Introduction – Evaluation of the ocular irritation – GREENQUAT®BT
Eye irritation is a combination of complex events impacting different tissues, such as cornea, conjunctiva, iris. It was also seen that irritation can be associated in the cornea with the depth of injury itself linked to cytotoxicity of the agent (Maurer, 2002) and that this kinetic of penetration following topical contact is difficult to evaluate. Assessment of the acute potential eye irritation is therefore included in international regulatory requirements for the testing of chemicals.
The Draize eye irritation test (Draize et al., 1944) became a governmentally endorsed methodology (OECD, 2002), which involves a standardized protocol for instilling materials onto the cornea and conjunctiva of rabbits. But significant levels of variability were observed since the test is based on a subjective (visual) scoring procedure (Weil and Scala, 1971) and moreover the test causes considerable discomfort and pain to animals; it is also recognized that the response in the rabbit is not always predictive of that found in humans (Curren and Harbell, 2002). Taken together, both ethical and scientific reasons stimulated the development and validation of several alternative in vitro methods to assess eye irritation (Curren and Harbell, 1998; Balls et al., 1999; Worth and Balls, 2002).
The HCE Eye Irritation Test Liquid (EITL) has been validated in a study coordinated by L’Oreal for which its relevance and reliability have been demonstrated (Alépée et al., 2016a) and subsequently independent peer reviewed by the European Union Reference Laboratory for Alternatives to Animal Testing (EURL ECVAM) Scientific Advisory Committee (ESAC opinion No. 2016-02). This method has been accepted in the OECD Test Guideline No. 492 and it is recommended to identify liquid/viscous chemicals that do not require classification for eye irritation or serious eye damage according to United Nations Globally Harmonized System of Classification and Labelling of Chemicals (UN GHS).

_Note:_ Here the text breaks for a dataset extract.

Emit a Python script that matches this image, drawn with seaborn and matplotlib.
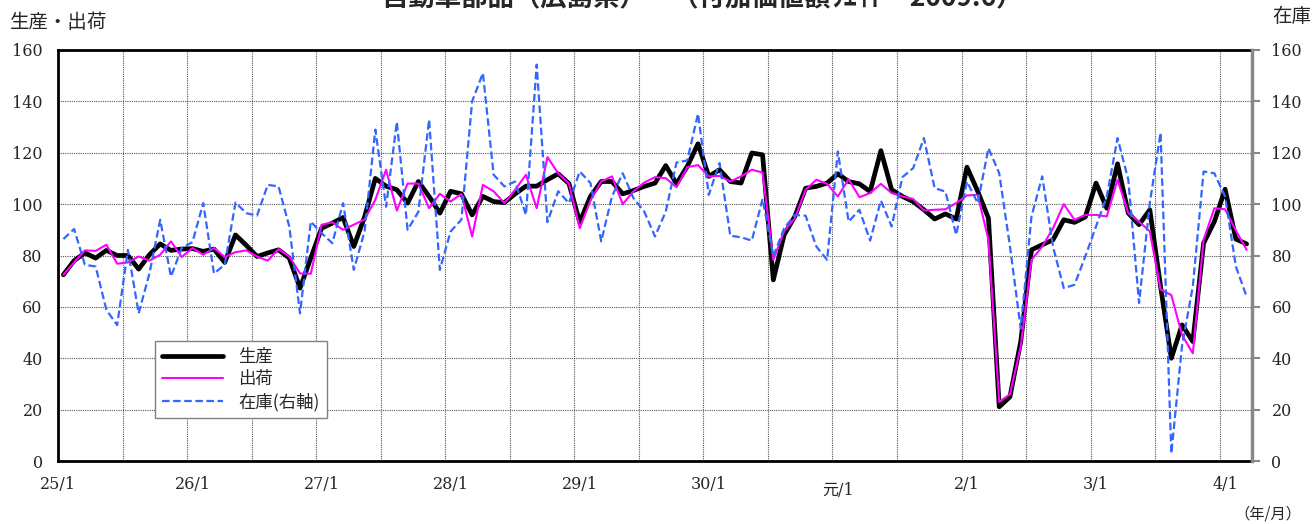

These models are generally reconstructed from human epidermal or corneal cells (primary or immortalized). Under appropriate conditions, the epithelial cells stratify and differentiate into three- dimensional non-keratinized structures after seeding on a specialized substrate. Histologically, the construct appears as a multilayered, stratified epithelium with an overall thickness of 60 μm, similar to that of the normal human corneal epithelium (Nguyen et al., 2003). Test materials are applied directly on the epithelial tissue for a specified period of time and injury can be assessed by monitoring changes in cell viability (cytotoxicity), histology and/or the release of specific cytokines.